Funkcjonariusze zlokalizowali auto opisane w zgłoszeniu i zatrzymali kierowcę do kontroli. W środku znajdował się 28-letni kierowca oraz trzy przestraszone osoby - dwóch 19-latków i 16-latka.
Policja: groźby nożem i przetrzymywanie w aucie
"Mężczyzna kilkadziesiąt minut wcześniej zaczepił trójkę młodych ludzi stojących pod blokiem i zapytał ich o miejsce, gdzie można coś zjeść. Następnie zaproponował podwiezienie ich. Kiedy dwóch 19-latków i 16-latka wsiedli do samochodu, zachowanie mężczyzny diametralnie się zmieniło. Stał się agresywny wobec nich, zaczął grozić im słownie, a nawet przy użyciu noża. Mężczyzna nie pozwalał im opuścić samochodu" - informuje opolska policja w komunikacie.
W pewnym momencie jeden z 19-latków, wykorzystując moment nieuwagi agresywnego kierowcy, zadzwonił do policjantów i poprosił o pomoc.
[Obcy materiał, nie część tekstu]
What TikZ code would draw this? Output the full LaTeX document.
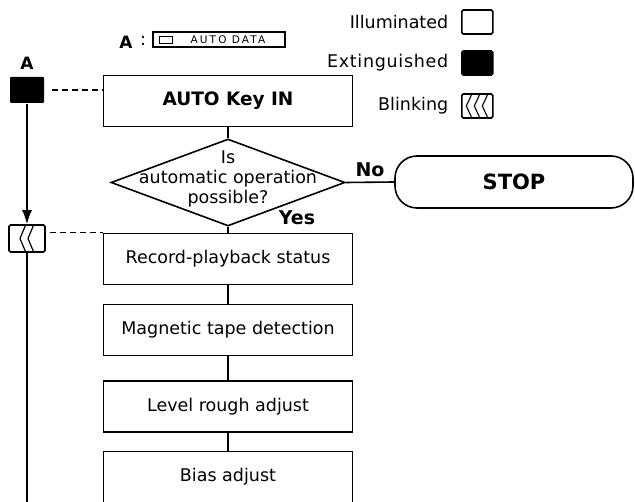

28-latek został zatrzymany i osadzony w policyjnym areszcie. Jest podejrzany o "zmuszenie groźbą do określonego zachowania". Na czas trwającego postępowania został objęty policyjnym dozorem. Teraz grozi mu do trzech lat więzienia.
W związku z podejrzeniem, że mógł znajdować się pod wpływem narkotyków, została mu pobrana krew. Jeśli badania potwierdzą obecność środków odurzających, mężczyzna może dodatkowo odpowiadać za prowadzenie pojazdu pod ich wpływem - co również zagrożone jest karą do trzech lat więzienia, zakazem prowadzenia pojazdów i wysoką grzywną.